What kind of research did you guys work on before you started building the ships, heading off into space, etc.?
Nolan: We did quite a lot of research before we designed the ships before we started filming. One of our greatest resources was IMAX, and their relationship with NASA, because over the last 30 years, they have the same cameras we used to shoot the film. They have gone into space, they’ve been in lower orbit, they’ve shot the shuttle, they’ve shot the International Space Station, repairs on the Hubble [Telescope], they have this incredible lively footage these incredible films from filmmakers like Tony Myers put together. One of the first things we got was a DP, a designer, a visual effects supervisor, and we rented the big IMAX screen and projected these films all in one day, and watched as them as many as we could to immerse ourselves in the detail of it. Tony Myers was a helpful resource for myself and the actors. We tried to get the feeling of all the details correct. We tried to get to appropriate textures of what kind of spacecraft it would need to be, that weird tension between the physical intimacy of the spaceship, and the fragile nature of the industrial quality of it, and the cosmic scale of where it’s going. We also tried to play that.

Chris and Jonah, you two have worked together on many projects, what was the one thing you two disagreed on the most during the creative process?

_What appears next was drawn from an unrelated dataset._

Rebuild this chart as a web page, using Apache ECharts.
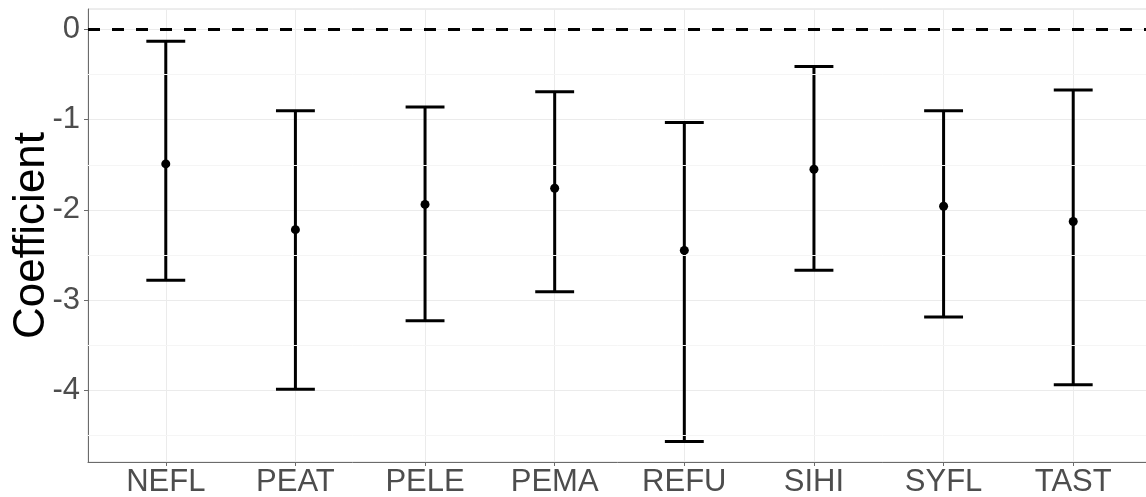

Nolan: Every collaboration I’ve had with Jonah on script has been different because of the different circumstances, how we work together. This one was very different, he worked a very long time on it, without me involved. And then he got very busy doing The Dark Knight Rises, and I said look, kinda take this and combine it with other ideas we’ve been working on. So it was a bit more on the lines of him going “okay, take a shot, see what you do with it,” and I’ve showed him what I’ve done, and he seemed reasonably happy. So it was a different kind of collaboration for us, I think I got to reap the benefits of many years of research and development on his end, and I got to come in with a fresh pair of eyes, make it my own, which is fun thing to be able to do.

Interstellar opens in theaters tomorrow.